For myself it’s a no brainer as to what HEA folks want to call things and I don’t much get involved in the debating team. The signal is highly tunable and that’s the part I care about. Saying that, I’ve always studied in the area of the four fundamental forces (interactions) and don’t see many in this part of the industry talking much about this. The basics though are that these are the four interactions that all other interactions boil down to. All of these are forces and motion and all are a part of vibratory structures. Where the audiophile world wants to weigh in on this is really a variation on the variables.
Glupson said "Sound is, in the simplest term, a vibration. No vibration, no sound." and this is the basic building block. No matter what audio science theory wants there are they must be a part of the fundamentals. Everything else is fun but many times speculation.

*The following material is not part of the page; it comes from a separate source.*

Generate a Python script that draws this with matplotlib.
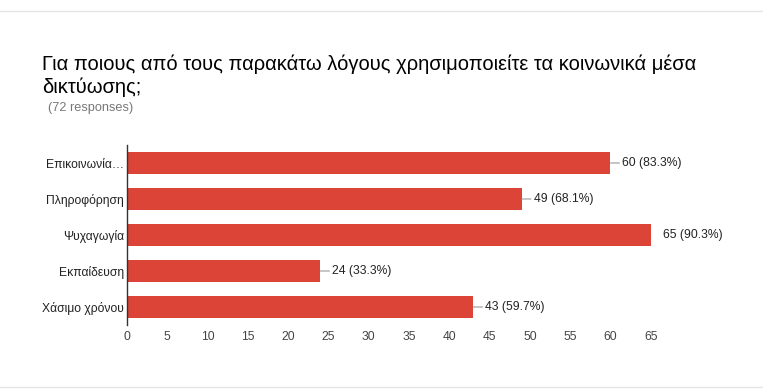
import numpy as np
import matplotlib.pyplot as plt

plt.rcParams['font.family'] = ['Liberation Sans', 'DejaVu Sans']

categories = ['Επικοινωνία…', 'Πληροφόρηση', 'Ψυχαγωγία', 'Εκπαίδευση', 'Χάσιμο χρόνου']
counts = [60, 49, 65, 24, 43]
total = 72
xticks = [0, 5, 10, 15, 20, 25, 30, 35, 40, 45, 50, 55, 60, 65]

fig = plt.figure(figsize=(7.63, 3.9), dpi=100)
ax = fig.add_axes([127 / 763, 65 / 390, 564 / 763, 180 / 390])

y = np.arange(len(categories))
ax.barh(y, counts, height=0.6, color='#dc4437')
ax.set_ylim(len(categories) - 0.5, -0.5)
ax.set_xlim(0, 70)

ax.set_yticks(y)
ax.set_yticklabels(categories, fontsize=8.7, color='#222222')
ax.set_xticks(xticks)
ax.tick_params(axis='x', length=0, labelsize=8.7, labelcolor='#444444', pad=4)
ax.tick_params(axis='y', length=0, pad=2)

for s in ['top', 'right', 'bottom']:
    ax.spines[s].set_visible(False)
ax.spines['left'].set_color('#333333')
ax.spines['left'].set_linewidth(1)

# value labels with short leader lines
for yi, v in zip(y, counts):
    txt = f'{v} ({v / total * 100:.1f}%)'
    if v == max(counts):
        ax.annotate(txt, (v, yi), xytext=(8.5, 0), textcoords='offset points',
                    va='center', ha='left', fontsize=8.7, color='#222222')
    else:
        ax.annotate(txt, (v, yi), xytext=(8.5, 0), textcoords='offset points',
                    va='center', ha='left', fontsize=8.7, color='#222222',
                    arrowprops=dict(arrowstyle='-', color='#999999', lw=0.8,
                                    shrinkA=0, shrinkB=0))

title_lines = ['Για ποιους από τους παρακάτω λόγους χρησιμοποιείτε τα κοινωνικά μέσα',
               'δικτύωσης;']
for i, line in enumerate(title_lines):
    fig.text(42 / 763, 1 - (70 + 23 * i) / 390, line, fontsize=14.5, color='#000000',
             va='baseline', ha='left')
fig.text(48 / 763, 1 - 108 / 390, '(72 responses)', fontsize=9.2, color='#777777',
         va='center', ha='left')

# thin frame lines at top and bottom
fig.add_artist(plt.Line2D([0, 1], [1 - 10.5 / 390, 1 - 10.5 / 390], color='#e5e5e5', lw=1))
fig.add_artist(plt.Line2D([0, 1], [1 - 387 / 390, 1 - 387 / 390], color='#e5e5e5', lw=1))

fig.savefig('out.png', dpi=100)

What I have found to be true is, I feel, most important to audio here’s why. If the four fundamental forces ring true this means there is no such thing as absolute isolation, no such thing as absolute inert, no such thing as absolute measuring and no such thing as being void of motion. This turns many HEA beliefs on their heads and needs to.
The ultimate technology to successful playback is going to be a variable. That means that at the end of the day there is one basic method for dictating how anything sounds if we are going to be in control "The Method of Tuning". This changes our industry paradigm. It changes the way we look at audio because being variable sets in motion a whole galaxy of old rules that we have over looked.
I’ve attempted to present this many times to our hobby and each time there has been a certain amount of progress but in the end the money that ruled didn’t want to take the marketing wheel this direction. It didn’t change the truth but it effected the reality of the marketplace. Now that we have started to move beyond the paperback days and have gone through the internet cycle of trolling we can get down to business and give a righteous birth to our inevitable future "variable audio". We’ve always had it but got sidetracked by Plug & Play and the money game.
Once our technical heads have a meeting of the minds Tunable Audio will become the norm and the (I don’t want to say next) industry will adapt a more physics based path. Not a what if path but a basic fundamental foundation.